Pre-production is a team effort that allows the output of highest quality.
The Producer: He is responsible for the overall production and budget. They will often hire the key members of the crew, such as the director and writer.
The Director: Director has creative control over the project. They are responsible for giving insight into how they want certain shots or scenes to be filmed.
The Writer: Writer develops and writes up treatments, scripts, outlines, and any other written material required for the project.
Cinematographer: The cinematographer is responsible for capturing the visuals of the video, including lighting, camera angles, and framing.
Production designer: The production designer is responsible for creating the look and feel of the video, including the sets, props, and costumes.
Casting director: The casting director is responsible for finding and hiring the actors and extras that will appear in the video.
When Does Pre-Production Start and end?
It’s hard to pinpoint exactly when pre-production begins, as every project is different. But typically it starts with the script development, which includes idea generation, brainstorming, outlining and extensive research into the subject matter.
From there, you move on to casting, location scouting, budgeting, scheduling, securing crew members and more!
The end of pre-production comes when everything has been planned out and all the necessary preparations have been made.
It’s when the filmmaker is confident that they’re ready to shoot the movie.
Check The Story
It’s no secret that great stories are the foundation of a successful movie.
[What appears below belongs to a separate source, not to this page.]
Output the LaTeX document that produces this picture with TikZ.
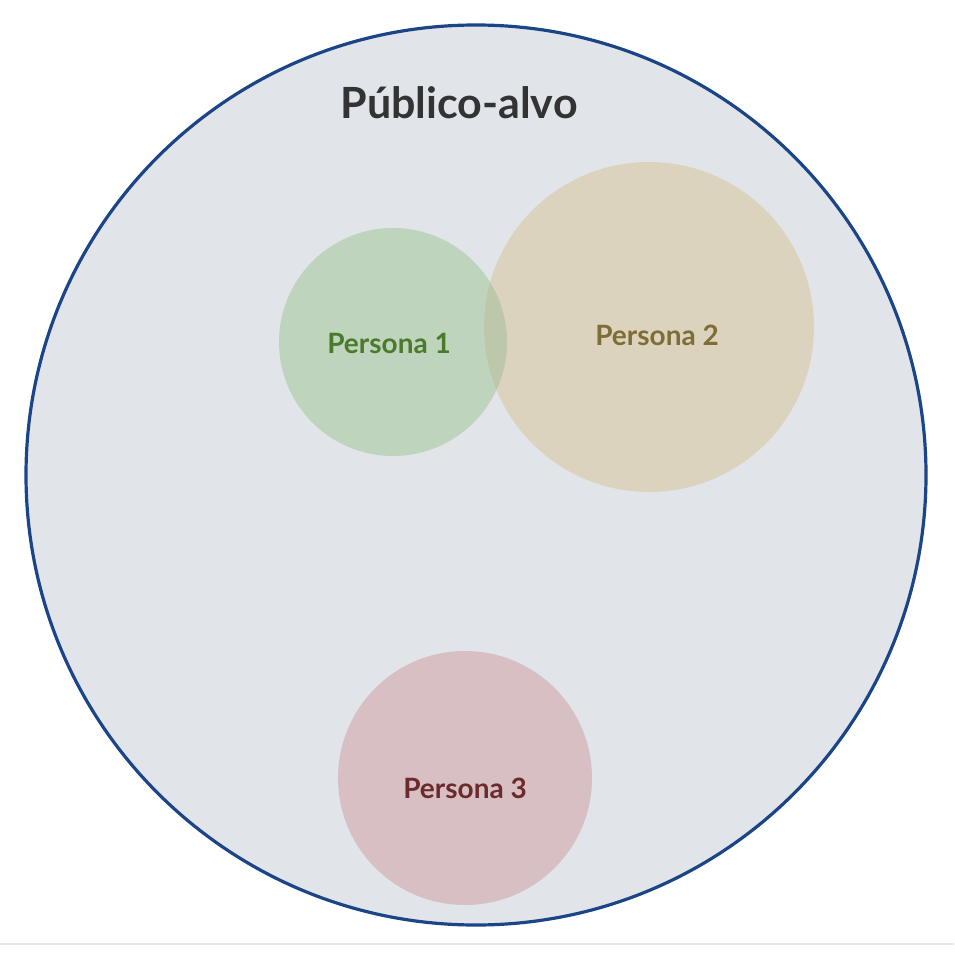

Make sure that everything from the plot points to character arcs work together seamlessly before moving forward with pre-production. This helps you see if there are any gaps in the story, or if you need additional scenes to move it forward. Create detailed outlines and maps of each journey the characters take throughout the story. This ensures that the entire project is cohesive and ready for production!
The concept development phase of pre production involves deciding on key elements such as plot, characters, theme, and setting. This starts with the creation of an outline for the entire story.
The scriptwriter then has to fill in all the details and ensure that everything comes together in a cohesive way. After that, casting decisions are made and production design begins to set the tone of the film.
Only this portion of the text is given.